As we walked back past the house, my fiance joked that the only thing we forgot to pack was the ghost. And the new aluminum storm door my father had put on the front door just before we moved suddenly swung open like someone was coming out of the house. There was no wind. There was no one there. There was no scientific explanation for how this could've happened: That door was brand new. Dad hadn't properly adjusted the pneumatic tube thing, so it took a hard pull to swing it like that. Yet that door swung wide, then slammed shut with unmistakable force. We never went back to clean the broken glass off the sidewalk. (I used to joke that we ran so fast the bottles couldn't keep up.) I found out later that a young blond girl HAD fallen on the stairs in that house. She broke her neck, but whether or not she'd died from it wasn't known. I don't think she lived. Something possessed my father to paint the stairwell a bright burgundy. He couldn't explain why he suddenly had the urge to paint the stairs. Or why he chose that colour.
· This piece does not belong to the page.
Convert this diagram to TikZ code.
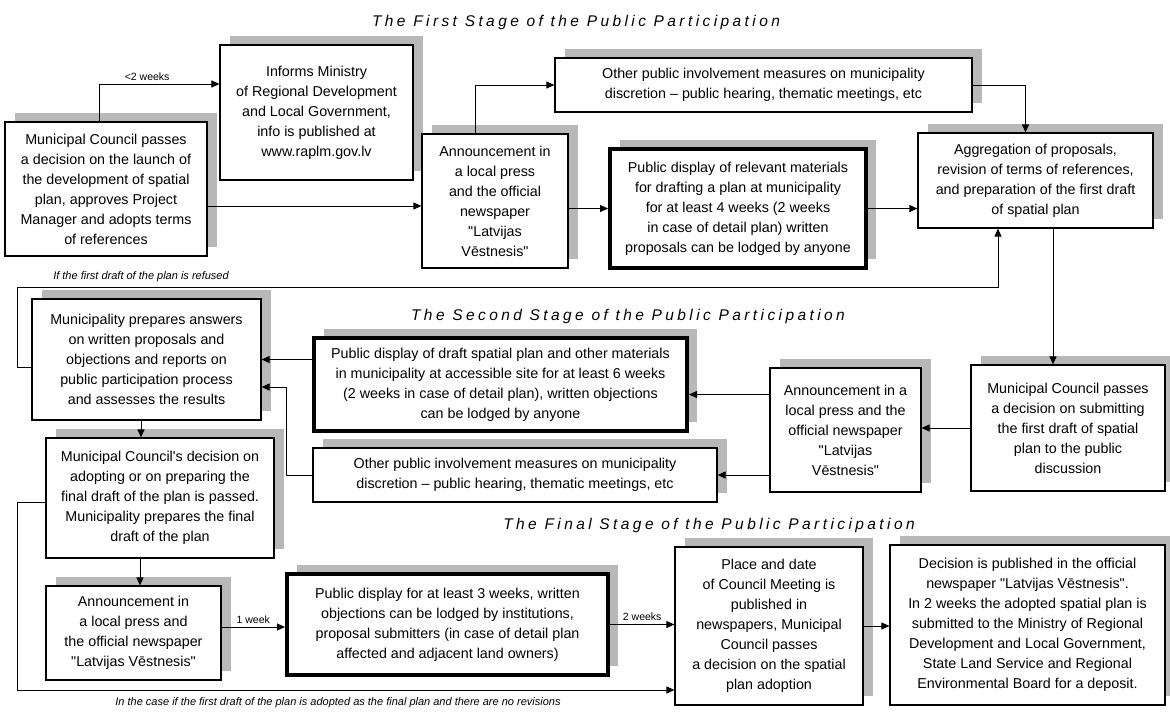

He took a polaroid of it for the photo album, but threw the picture away saying it must've been defective film. The reason was that there was an oval blob of smoky light in the photo about half way down the stairs. It was a butter yellow colour.
My fiance and I left that town completely and didn't go back there for almost 15 years. In the meantime, my parents retired and themselves moved away. And when I did go back, it was the worst mistake of my entire life. I'd married that high school sweetheart of mine. We'd had two fine sons. And the past had become tales to tell when Halloween rolled around. In 2002, we went back. It was an October day. I was with our sons. My wife was walking to meet us. She walked past that house. There was a different storm door on the front of the place. But it opened and slammed by itself just like it'd done that hot summer day all those years ago. Julie took off running, same as before. She wasn't going to mention anything that'd happened. Only we started noticed a shadowy figure around our home not long after.
At first, we thought it was just a family member. We all heard our names called. This was always when it was overcast, dusk, or after dark. When we followed the figure into other rooms, no one was there. When we asked who'd called for us, no one had. Something else was among us. Something was in our home. And something was going to finish what it'd started that night in my bedroom. It took my life. My wife had a nervous breakdown. She left, started an affair, and basically abandoned the kids and myself. Her values, likes, dislikes, even her tastes in food and clothing all changed. It's like she's a whole other person. My youngest had suicidal thoughts that he says weren't his. It was like he was being told to do it. Ordered to do it. He overcame this, but left home anyway. My oldest experienced a rash of accidents that had went beyond clumsy and beyond coincidence. And I heard the sound of laughter, directed at me. But same as always, no one was there. It's been almost 3 years since that. I'm divorced. My wife remarried. My youngest lives with friends. My oldest son and I are all that's left. Nothing new happened since all that. We pray nothing else will. We pray to turn this nightmare around. We just plain pray a lot.